Immune Therapy Avoided After Kidney Transplant
Transplant surgeons have been able to successfully discontinue immune suppressing therapy after kidney transplantation using a new technique called mixed chimerism.

Reporting at the Experimental Biology 2001 meeting in Orlando, Florida, on Monday, Dr. Benedict Cosimi of Massachusetts General Hospital in Boston, announced that the approach has been successful in the first two patients attempted to date.
Because of the possibility of organ rejection, transplant recipients are usually placed on lifetime immunosuppressive drug therapy that can leave them open to complications, such as serious infections.

In the hopes of avoiding this, Cosimi and colleagues infused the patients with some of the bone marrow of the living donors of the kidneys at the time of the transplantation. The idea was that immune agents derived from both donor and recipient would co-exist within the recipient's immune system.

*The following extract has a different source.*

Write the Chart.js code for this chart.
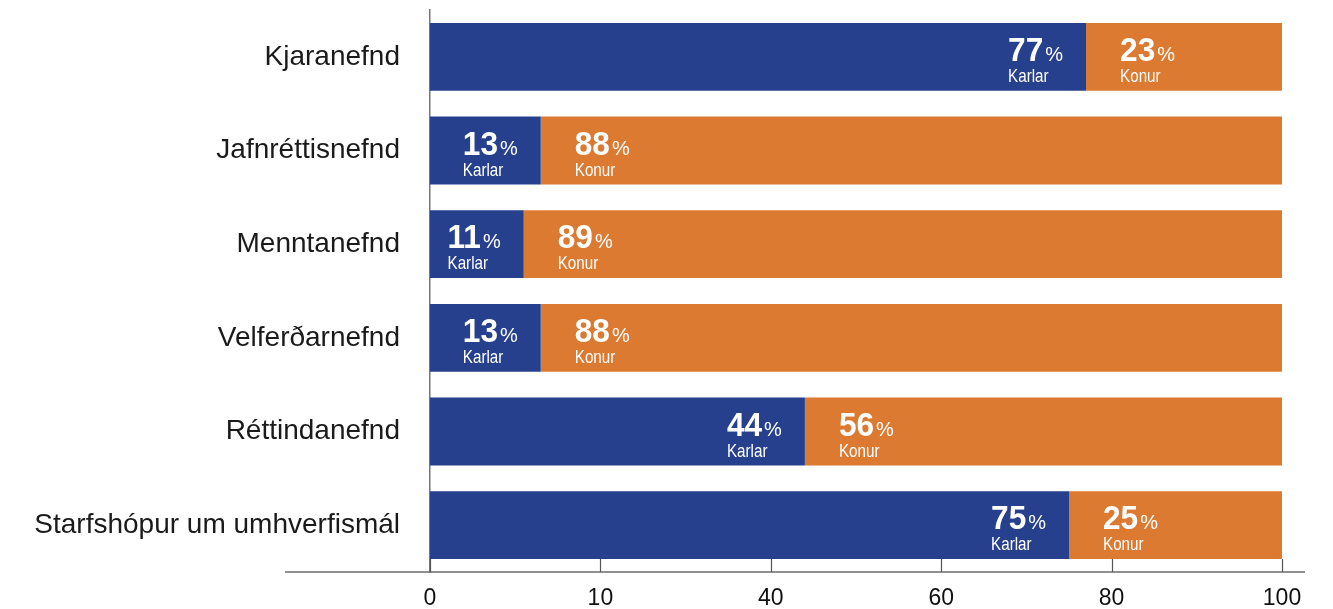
<!DOCTYPE html>
<html>
<head>
<meta charset="utf-8">
<script src="https://cdn.jsdelivr.net/npm/chart.js@4"></script>
<style>
  html, body { margin: 0; padding: 0; background: #ffffff; }
  #wrap { width: 1333px; height: 609px; position: relative; }
</style>
</head>
<body>
<div id="wrap"><canvas id="c"></canvas></div>
<script>
const categories = ['Kjaranefnd', 'Jafnréttisnefnd', 'Menntanefnd', 'Velferðarnefnd', 'Réttindanefnd', 'Starfshópur um umhverfismál'];
const karlar = [77, 13, 11, 13, 44, 75];
const konur = [23, 88, 89, 88, 56, 25];
const seriesNames = ['Karlar', 'Konur'];
const tickValues = [0, 20, 40, 60, 80, 100];
const tickLabels = ['0', '10', '40', '60', '80', '100'];

const BLUE = '#26408e';
const ORANGE = '#dc7a31';

const axisPlugin = {
  id: 'axisPlugin',
  afterDraw(chart) {
    const ctx = chart.ctx;
    const area = chart.chartArea;
    const xs = chart.scales.x;
    ctx.save();
    ctx.strokeStyle = '#6b6b6b';
    ctx.lineWidth = 1.5;
    ctx.beginPath();
    ctx.moveTo(area.left - 145, area.bottom);
    ctx.lineTo(area.right + 23, area.bottom);
    ctx.stroke();
    ctx.lineWidth = 1.2;
    ctx.strokeStyle = '#555';
    tickValues.forEach(v => {
      const px = Math.round(xs.getPixelForValue(v)) + 0.5;
      ctx.beginPath();
      ctx.moveTo(px, area.bottom);
      ctx.lineTo(px, area.bottom - 13);
      ctx.stroke();
    });
    ctx.restore();
  }
};

const NUM_SX = 0.93;
const NAME_SX = 0.8;

const labelPlugin = {
  id: 'labelPlugin',
  afterDatasetsDraw(chart) {
    const ctx = chart.ctx;
    const m0 = chart.getDatasetMeta(0);
    ctx.save();
    ctx.fillStyle = '#ffffff';
    ctx.textBaseline = 'alphabetic';
    ctx.textAlign = 'left';
    const numFont = 'bold 34px "Liberation Sans", Arial, sans-serif';
    const pctFont = '20px "Liberation Sans", Arial, sans-serif';
    const nameFont = '19px "Liberation Sans", Arial, sans-serif';
    function scaledText(s, x, y, sx) {
      ctx.save();
      ctx.translate(x, y);
      ctx.scale(sx, 1);
      ctx.fillText(s, 0, 0);
      ctx.restore();
    }
    function numWidth(value) {
      ctx.font = numFont;
      return ctx.measureText(String(value)).width * NUM_SX;
    }
    function drawLabel(left, cy, value, name) {
      const w = numWidth(value);
      ctx.font = numFont;
      scaledText(String(value), left, cy + 4, NUM_SX);
      ctx.font = pctFont;
      ctx.fillText('%', left + w + 2, cy + 4);
      ctx.font = nameFont;
      scaledText(name, left, cy + 25, NAME_SX);
    }
    function labelWidth(value) {
      const w = numWidth(value);
      ctx.font = pctFont;
      return w + 2 + ctx.measureText('%').width;
    }
    categories.forEach((c, i) => {
      const b = m0.data[i];
      const cy = b.y;
      const blueEnd = b.x;
      const lw = labelWidth(karlar[i]);
      drawLabel(blueEnd - 23 - lw, cy, karlar[i], seriesNames[0]);
      drawLabel(blueEnd + 34, cy, konur[i], seriesNames[1]);
    });
    ctx.restore();
  }
};

new Chart(document.getElementById('c'), {
  type: 'bar',
  data: {
    labels: categories,
    datasets: [
      { label: seriesNames[0], data: karlar, backgroundColor: BLUE, borderWidth: 0, clip: 0 },
      { label: seriesNames[1], data: konur, backgroundColor: ORANGE, borderWidth: 0, clip: 0 }
    ]
  },
  options: {
    indexAxis: 'y',
    responsive: true,
    maintainAspectRatio: false,
    animation: false,
    devicePixelRatio: 1,
    layout: { padding: { top: 10, right: 51, bottom: 0, left: 0 } },
    datasets: { bar: { categoryPercentage: 1, barPercentage: 0.725 } },
    plugins: { legend: { display: false }, tooltip: { enabled: false } },
    scales: {
      x: {
        stacked: true,
        min: 0,
        max: 100,
        afterBuildTicks(scale) { scale.ticks = tickValues.map(v => ({ value: v })); },
        afterFit(scale) {
          scale.height = 37;
          scale.paddingLeft = 0; scale.paddingRight = 0;
          scale.paddingTop = 0; scale.paddingBottom = 0;
        },
        grid: { display: false, drawTicks: false },
        border: { display: false },
        ticks: {
          padding: 13,
          color: '#111',
          font: { family: '"Liberation Sans", Arial, sans-serif', size: 23 },
          callback(v) { const i = tickValues.indexOf(v); return i >= 0 ? tickLabels[i] : ''; }
        }
      },
      y: {
        stacked: true,
        afterFit(scale) {
          scale.width = 430;
          scale.paddingTop = 0; scale.paddingBottom = 0;
          scale.paddingLeft = 0; scale.paddingRight = 0;
        },
        grid: { display: false, drawTicks: false },
        border: { display: true, color: '#777', width: 1.5 },
        ticks: {
          padding: 30,
          color: '#1a1a1a',
          font: { family: '"Liberation Sans", Arial, sans-serif', size: 28 }
        }
      }
    }
  },
  plugins: [axisPlugin, labelPlugin]
});
</script>
</body>
</html>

This ``mixed chimerism'' would hopefully allow transplant patients to maintain healthy immune function while reducing their risk for transplant rejection, thereby alleviating the need for the immune-suppressing drugs.
Immunosuppressive therapy was given for about 3 months following surgery and then discontinued. Cosimi told Reuters Health that the first patient has been off therapy for 2.5 years and the second has been off therapy for more than 6 months. The new kidneys are ``perfectly normal and we don't anticipate any rejection in the future.''

``This is the first time this has ever been done,'' Cosimi said. ``We know that tolerance can develop and that some patients have been able to discontinue immunosuppressive therapy, but we didn't know why. This is the first deliberate up-front effort'' to create tolerance, he said.
Cosimi said two clinical trials are about to begin, one in patients with kidney failure and multiple myeloma (a cancer of the bone marrow) and the other in patients with comparatively uncomplicated kidney transplants.